Es que hay una escena en la película que me parece que pone en evidencia ese carácter de empatía absoluta entre los dos fundada en una clase de padecimiento y de humillación prehistórica, oceánica. Es cuando a Django, que se hace pasar por otro tipo, uno que no es del todo él pero tampoco resulta tan diferente, es decir, un hombre que se sobrepuso a sí mismo, que se volvió irreductible, una sola pieza de dolor y olor a pólvora, ese hombre que se transformó en otro, transfigurado, al que en esa hacienda en la que se encuentra de incógnito y disfrazado, le informan dónde está la chica que busca: esa mujer cuyo modesto refinamiento logra sustraerla de los trabajos pesados de la servidumbre y la entrega al placer ajeno como una muñeca exótica. Resulta que la mujer está recluida en un cubículo ínfimo, castigada como una bestia salvaje, una ratonera en la que yace desnuda sin poder incorporarse y en la que apenas consigue moverse: ahí, en el momento en que levantan la tapa, vemos el cuerpo desnudo de la chica hecho un ovillo sobre el que empiezan a tirar baldazos de agua y Tarantino muestra que por lo menos en esa instancia ya ni siquiera es un objeto deseable el que está metido en ese agujero. Esa mujer, de golpe, no es nada sino un pedazo de carne inútil, que solo espera que se la reconstituya un poco, se le apliquen algunos afeites imprescindibles y se la arregle para volver a adquirir un valor de cambio y poder ser empleada de inmediato en la distracción de los visitantes. La escena es estremecedora no solo porque el tipo, cuando ve eso, trata de disimular con todas sus fuerzas lo que siente para no echar a perder el plan –que para Django tiene el rescate de la chica como objetivo principal pero para su socio no–, en un pico de tensión que recuerda poderosamente a la secuencia del bar en el sótano de Bastardos sin gloria, pero también, sobre todo, a aquella en la que la protagonista femenina ocultaba no solo su condición de judía sino de víctima directa de ese coronel alemán que estaba sentado frente a ella comiéndose tranquilamente un strudell.

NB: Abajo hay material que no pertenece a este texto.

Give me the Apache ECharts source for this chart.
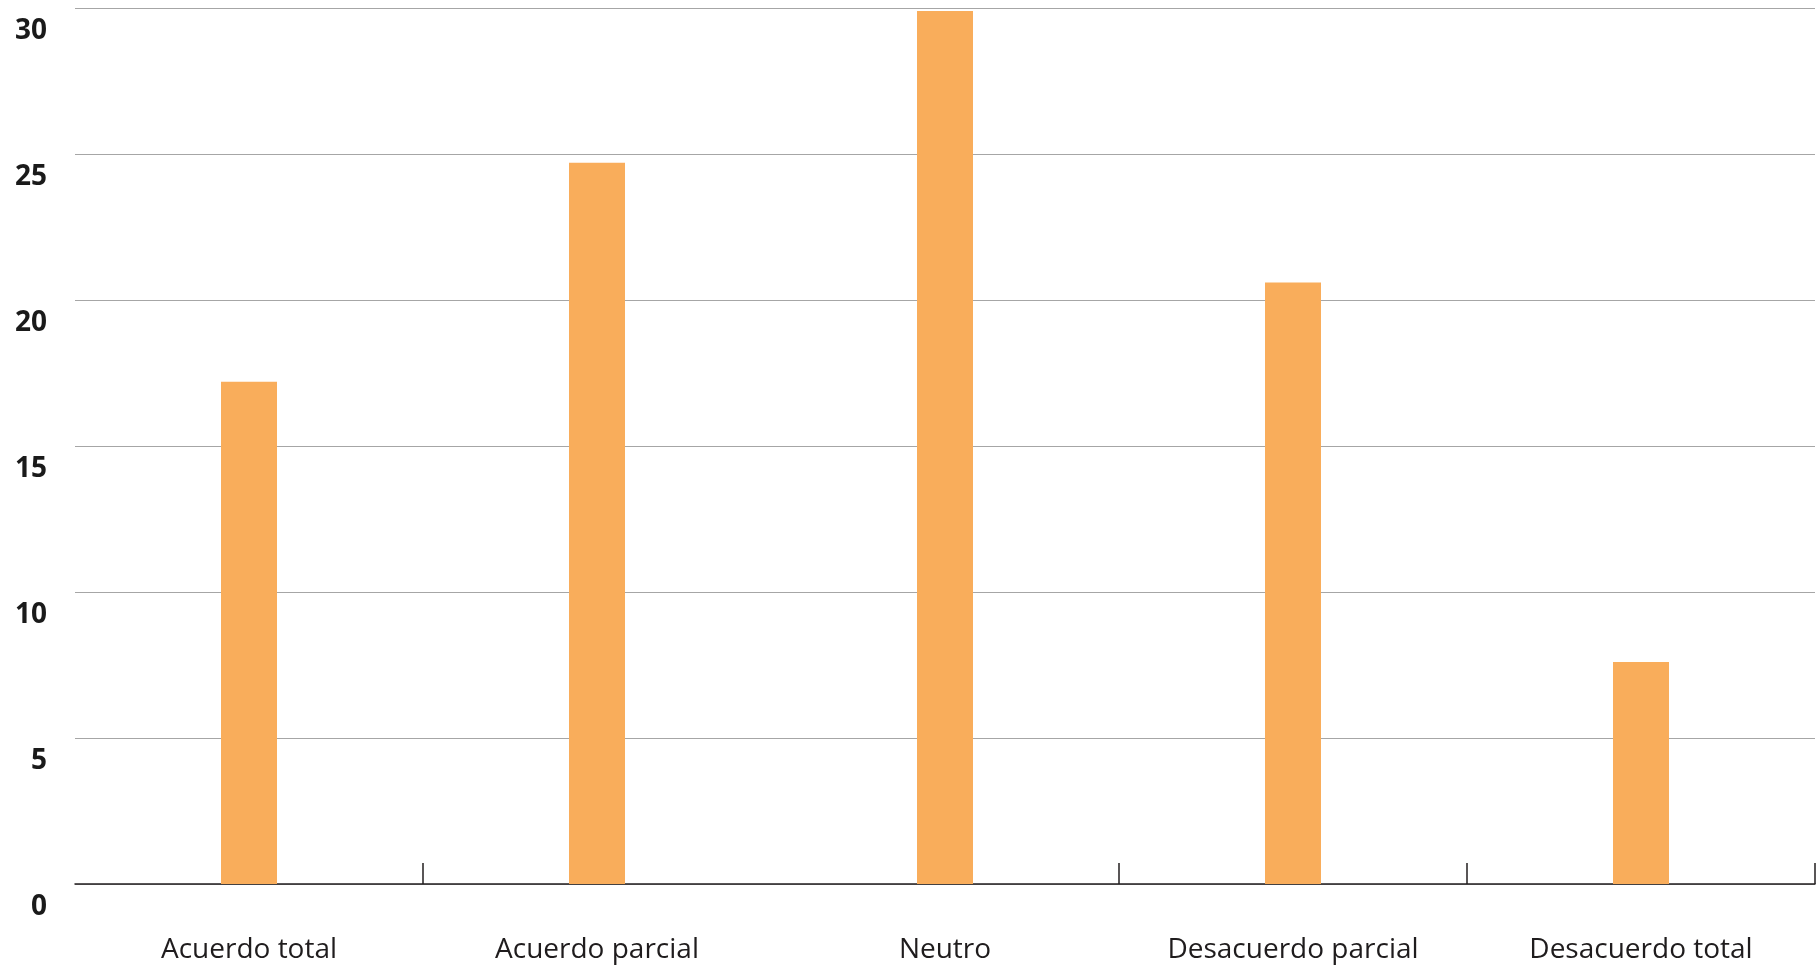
<!DOCTYPE html>
<html>
<head>
<meta charset="utf-8">
<script src="https://cdn.jsdelivr.net/npm/echarts@6/dist/echarts.min.js"></script>
<style>
html,body{margin:0;padding:0;background:#fff;}
#chart{width:1816px;height:968px;}
</style>
</head>
<body>
<div id="chart"></div>
<script>
const categories = ['Acuerdo total', 'Acuerdo parcial', 'Neutro', 'Desacuerdo parcial', 'Desacuerdo total'];
const values = [17.2, 24.7, 29.9, 20.6, 7.6];
const yTicks = [0, 5, 10, 15, 20, 25, 30];
const tickedCategories = [1, 3, 4];

const chart = echarts.init(document.getElementById('chart'), null, {renderer: 'canvas'});
chart.setOption({
  animation: false,
  backgroundColor: '#ffffff',
  grid: {left: 75, right: 1, top: 8, bottom: 84, containLabel: false},
  xAxis: {
    type: 'category',
    data: categories,
    boundaryGap: true,
    axisLine: {show: true, lineStyle: {color: '#231f20', width: 1.5}},
    axisTick: {
      show: true,
      inside: true,
      length: 21,
      lineStyle: {color: '#231f20', width: 1.5},
      interval: function (index) { return tickedCategories.indexOf(index) >= 0; }
    },
    axisLabel: {
      interval: 0,
      margin: 52,
      fontFamily: 'Open Sans',
      fontSize: 28,
      lineHeight: 28,
      color: '#1f1c1d'
    },
    splitLine: {show: false}
  },
  yAxis: {
    type: 'value',
    min: yTicks[0],
    max: yTicks[yTicks.length - 1],
    interval: yTicks[1] - yTicks[0],
    axisLine: {show: false},
    axisTick: {show: false},
    axisLabel: {
      margin: 28,
      fontFamily: 'Open Sans',
      fontWeight: 'bold',
      fontSize: 28,
      lineHeight: 46,
      verticalAlign: 'top',
      color: '#1a1a1a'
    },
    splitLine: {show: true, lineStyle: {color: '#a6a6a6', width: 1}}
  },
  series: [{
    type: 'bar',
    data: values,
    barWidth: 56,
    itemStyle: {color: '#F9AD5B'}
  }]
});
</script>
</body>
</html>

El impacto emocional de esa escena, en la que Django ve a la mujer que ama convertida en animal por sus opresores, resulta demasiado logrado como para desestimarlo no ahondando en el carácter de identificación visceral en el sufrimiento que de ella se deriva. Pero en la película no hay algo así como una historia paralela de Broomhilda, que persiste apenas como evocación y motor invisible del protagonista, en la que pase de víctima a mujer de acero, trabajada por el dolor y el amor propio como le sucede al protagonista masculino. Django sin cadenas no consigue tener una unidad general de tono como Bastardos sin gloria, o quizá no le interesa tenerlo, de modo que Tarantino, después de algún amague en el que se presentó como narrador, vuelve a su papel de diseñador de secuencias sueltas, de ensamblador de partes robadas con amor y dedicación, de gran soldador de souvenirs de la historia del cine. Nada demasiado grave: sus elecciones más o menos pertinentes, más o menos sorprendentes o simplemente justas, siempre han constituido, después de todo, uno de los motivos de regocijo más perdurables que puede deparar su cine. Death Proof, mientras tanto, la película que acaso lleva hasta el paroxismo la política de retazos del director, sigue siendo su obra maestra.